The four banks had an aggregate 59 billion euros of restructured and overdue loans that they didn’t consider impaired at the end of 2014. Banks typically restructure loans by modifying payment schedules or lowering interest rates to help struggling borrowers continue paying. Those borrowers remain at a heightened risk of going back into default, with the failure rate often depending on how long it takes their country’s growth to resume.
In India, where the economy is booming, more than 40 percent of restructured loans have turned bad in the past four years. In Greece, where gross domestic product has shrunk more than 25 percent in six years, the rate will probably be higher.
Greek banks provision for an average of 55 percent of the value of soured loans based on the assumption the firms will be able to recover the rest. That means they’ll need to set aside an additional 16 billion euros if half of the restructured loans and those less than 90 days overdue fall into default.
As Greece and its creditors head for a showdown, the specter of the country’s exit from the euro or the imposition of capital controls is rising. The latter would try to halt the deposit flight from the banking system by restricting cash withdrawals and money transfers abroad. Such controls could hurt the economy more as importers face difficulty paying suppliers and consumers without full access to their savings cut spending. That could further sap borrowers’ ability to pay and speed up the rise in bad loans.
The four banks reported at the end of the year that they had collateral worth about 60 percent of their total loan books, without breaking down how much of that was for soured debt. Countries that have tried to clean up their banks after an economic or financial crisis have sold bad-loan portfolios for as little as 10 percent of face value. When banks repeatedly restructure bad loans, they usually end up delaying the day of reckoning as well as economic recovery because they can’t make fresh loans to worthy companies in need.

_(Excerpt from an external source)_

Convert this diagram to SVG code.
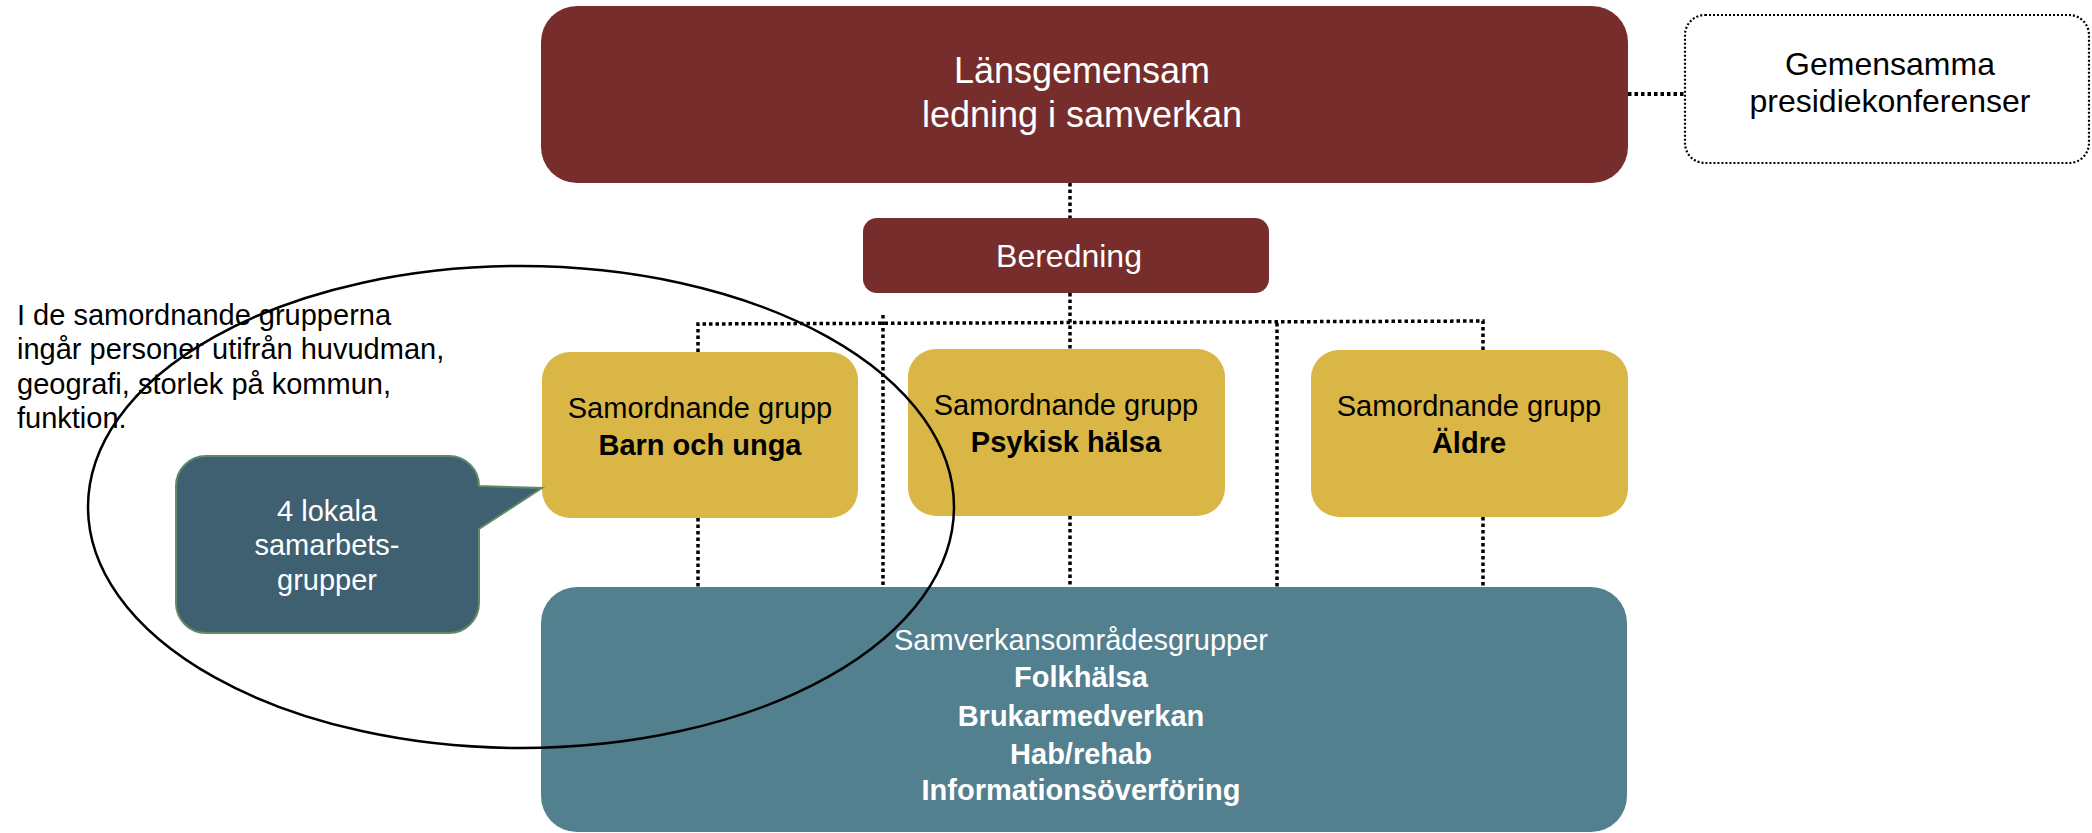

That suggests the recovery rates banks assume are probably unrealistic. Housing prices in Greece, which have declined about 40 percent since 2008, would fall further if banks tried to foreclose and sell the property, according to Nondas at Moody’s.
“The real recoverability of the bad debt is probably not so realistic,” said Jonas Floriani, a London-based analyst who follows Greek banks for Keefe, Bruyette & Woods. “The time it takes to recover, the legal issues, all those would reduce the final value they can receive.”